Meet Dr Stephen Loy, an academic who works at the ANU School of Music

What do you do at ANU?

I lecture in the theory and musicology at the School of Music, a role which takes in undergraduate teaching of a range of different coruses, from theory to the history of rock music.

What is your favourite spot on campus?

I'm not sure I have a favourite spot. However, when I get the chance, I do enjoy taking walks across the campus, as there are so many nice parts of the campus - particularly along Sullivans Creek.

I like it because...

It's just a lovely campus, with so much space and numerous beautiful vistas.

If I were free for an afternoon, I would...

Spend it with my family.

Congratulations on receiving a citation for your work at the School of Music. It must feel nice to be recognised for your hard work?

Yes, it is certainly very nice to be acknowledged in this way by the Universtiy. But also, the response I've had from students, both past and present, on hearing of the award has been very touching. As an educator, you can't ask much more than to have a positive effect on your students, and to have this recognised by the University is particularly gratefying.

How will this recognition assist with your on-going teaching, research and career?

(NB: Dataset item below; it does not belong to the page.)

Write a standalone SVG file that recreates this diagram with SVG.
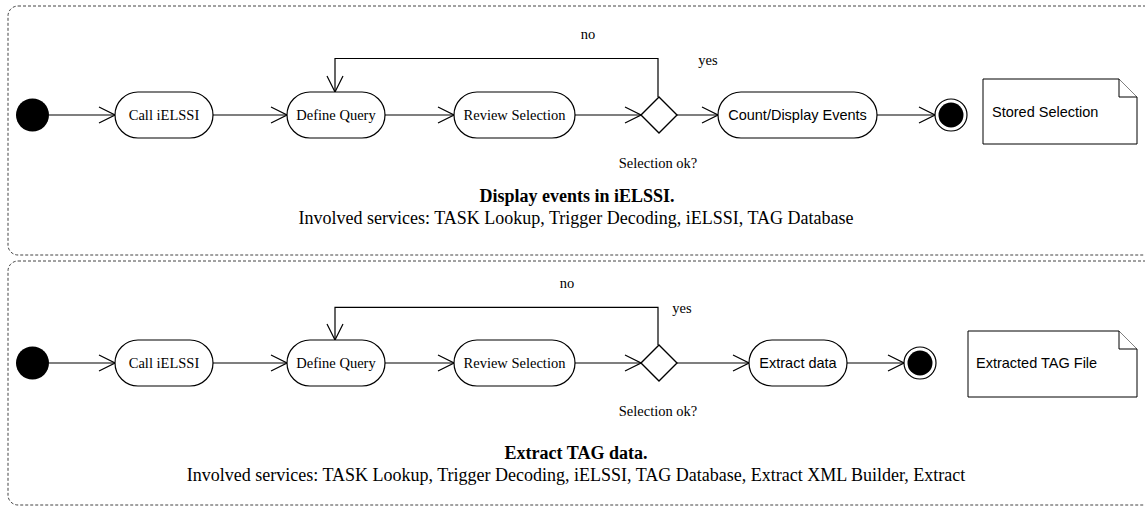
<svg xmlns="http://www.w3.org/2000/svg" width="1145" height="507" viewBox="0 0 1145 507">
  <style>
    .panel { fill: none; stroke: #444; stroke-width: 1; stroke-dasharray: 3 2; }
    .action { fill: #fff; stroke: #000; stroke-width: 1.2; }
    .decision { fill: #fff; stroke: #000; stroke-width: 1.4; }
    .note { fill: #fff; stroke: #000; stroke-width: 1; }
    .edge { fill: none; stroke: #000; stroke-width: 1.2; marker-end: url(#open); }
    .serif { font-family: "Liberation Serif", "Times New Roman", serif; font-size: 14.5px; fill: #000; }
    .sans { font-family: "Liberation Sans", Arial, sans-serif; font-size: 14.5px; fill: #000; }
    .title { font-family: "Liberation Serif", "Times New Roman", serif; font-size: 18px; fill: #000; text-anchor: middle; }
    .mid { text-anchor: middle; }
  </style>
  <defs>
    <marker id="open" viewBox="0 0 18 18" refX="17" refY="9" markerWidth="18" markerHeight="18" markerUnits="userSpaceOnUse" orient="auto">
      <path d="M1,1 L17,9 L1,17" fill="none" stroke="#000" stroke-width="1.2"/>
    </marker>
  </defs>

  <!-- swimlane frames -->
  <rect class="panel" x="8" y="6" width="1150" height="249" rx="10"/>
  <rect class="panel" x="8" y="261" width="1150" height="244" rx="10"/>

  <!-- ===== Display events in iELSSI ===== -->
  <g id="connectors-display">
    <line class="edge" x1="49" y1="115" x2="115" y2="115"/>
    <line class="edge" x1="213" y1="115" x2="287" y2="115"/>
    <line class="edge" x1="385" y1="115" x2="454" y2="115"/>
    <line class="edge" x1="575" y1="115" x2="641" y2="115"/>
    <line class="edge" x1="677" y1="115" x2="718" y2="115"/>
    <line class="edge" x1="877" y1="115" x2="935" y2="115"/>
    <polyline class="edge" points="658,97 658,58.5 335,58.5 335,92"/>
  </g>
  <g id="d-start"><circle cx="32.5" cy="115" r="16.5" fill="#000"/></g>
  <g id="d-call">
    <rect class="action" x="115" y="92" width="98" height="46" rx="23"/>
    <text class="serif mid" x="164" y="120">Call iELSSI</text>
  </g>
  <g id="d-define">
    <rect class="action" x="287" y="92" width="98" height="46" rx="23"/>
    <text class="serif mid" x="336" y="120">Define Query</text>
  </g>
  <g id="d-review">
    <rect class="action" x="454" y="92" width="121" height="46" rx="23"/>
    <text class="serif mid" x="514.5" y="120">Review Selection</text>
  </g>
  <g id="d-decision">
    <polygon class="decision" points="659,97 677,115 659,133 641,115"/>
    <text class="serif mid" x="588" y="39">no</text>
    <text class="serif mid" x="708" y="65">yes</text>
    <text class="serif mid" x="658" y="168">Selection ok?</text>
  </g>
  <g id="d-count">
    <rect class="action" x="718" y="92" width="159" height="46" rx="23"/>
    <text class="sans mid" x="797.5" y="120">Count/Display Events</text>
  </g>
  <g id="d-end">
    <circle cx="951" cy="115" r="16" fill="#fff" stroke="#000" stroke-width="1.2"/>
    <circle cx="951" cy="115" r="12.5" fill="#000"/>
  </g>
  <g id="d-note">
    <path class="note" d="M983,79 H1119 L1137,97 V144 H983 Z"/>
    <path class="note" d="M1119,79 V97 H1137" fill="none"/>
    <text class="sans" x="992" y="117">Stored Selection</text>
  </g>
  <g id="d-caption">
    <text class="title" x="577" y="202" font-weight="bold">Display events in iELSSI.</text>
    <text class="title" x="576" y="224">Involved services: TASK Lookup, Trigger Decoding, iELSSI, TAG Database</text>
  </g>

  <!-- ===== Extract TAG data ===== -->
  <g id="connectors-extract">
    <line class="edge" x1="49" y1="363" x2="115" y2="363"/>
    <line class="edge" x1="213" y1="363" x2="287" y2="363"/>
    <line class="edge" x1="385" y1="363" x2="454" y2="363"/>
    <line class="edge" x1="575" y1="363" x2="641" y2="363"/>
    <line class="edge" x1="677" y1="363" x2="749" y2="363"/>
    <line class="edge" x1="847" y1="363" x2="904" y2="363"/>
    <polyline class="edge" points="658,345 658,307.3 335,307.3 335,340"/>
  </g>
  <g id="e-start"><circle cx="32.5" cy="363" r="16.5" fill="#000"/></g>
  <g id="e-call">
    <rect class="action" x="115" y="340" width="98" height="46" rx="23"/>
    <text class="serif mid" x="164" y="368">Call iELSSI</text>
  </g>
  <g id="e-define">
    <rect class="action" x="287" y="340" width="98" height="46" rx="23"/>
    <text class="serif mid" x="336" y="368">Define Query</text>
  </g>
  <g id="e-review">
    <rect class="action" x="454" y="340" width="121" height="46" rx="23"/>
    <text class="serif mid" x="514.5" y="368">Review Selection</text>
  </g>
  <g id="e-decision">
    <polygon class="decision" points="659,345 677,363 659,381 641,363"/>
    <text class="serif mid" x="567" y="288">no</text>
    <text class="serif mid" x="682" y="313">yes</text>
    <text class="serif mid" x="658" y="416">Selection ok?</text>
  </g>
  <g id="e-extract">
    <rect class="action" x="749" y="340" width="98" height="46" rx="23"/>
    <text class="sans mid" x="798" y="368">Extract data</text>
  </g>
  <g id="e-end">
    <circle cx="920" cy="363" r="16" fill="#fff" stroke="#000" stroke-width="1.2"/>
    <circle cx="920" cy="363" r="12.5" fill="#000"/>
  </g>
  <g id="e-note">
    <path class="note" d="M968,331 H1119 L1137,349 V397 H968 Z"/>
    <path class="note" d="M1119,331 V349 H1137" fill="none"/>
    <text class="sans" x="976" y="368">Extracted TAG File</text>
  </g>
  <g id="e-caption">
    <text class="title" x="576" y="459" font-weight="bold">Extract TAG data.</text>
    <text class="title" x="576" y="481">Involved services: TASK Lookup, Trigger Decoding, iELSSI, TAG Database, Extract XML Builder, Extract</text>
  </g>
</svg>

I suppose the most significant aspect is that, while the award recognises what I've done in the past, it also gives me the confidence to continue to develop and explore different approaches to teaching and supporting my students. Knowing that you have the support of your colleagues and the Universtiy is fundamentally important to continue to explore new ways of doing things.

Tell us what inspired you to get into teaching and into music?

Music has always been a part of my life - there was always music in our household when I was a kid, so I don't think I ever made a conscious decision about it. However, I've had a couple of important mentors, my piano teacher and a colleague during my own time as a university student, both of whom were crucial in convincing me that music was a viable, and vital, career, and that teaching was itself a fundamental part of a career in music.

If you could choose one composer or artist, who would you say is your 'hero' or inspiration in the music world?

I'm not sure I'm much of a one for heroes in that sense. However I do have a great respect for the Dutch composer Louis Andriessen, a musical innovator who at the same  time considers the social role of his music to be fundamental. Despite being very successful and widely recognised, he is always looking ahead to the next project, the next role his music can play.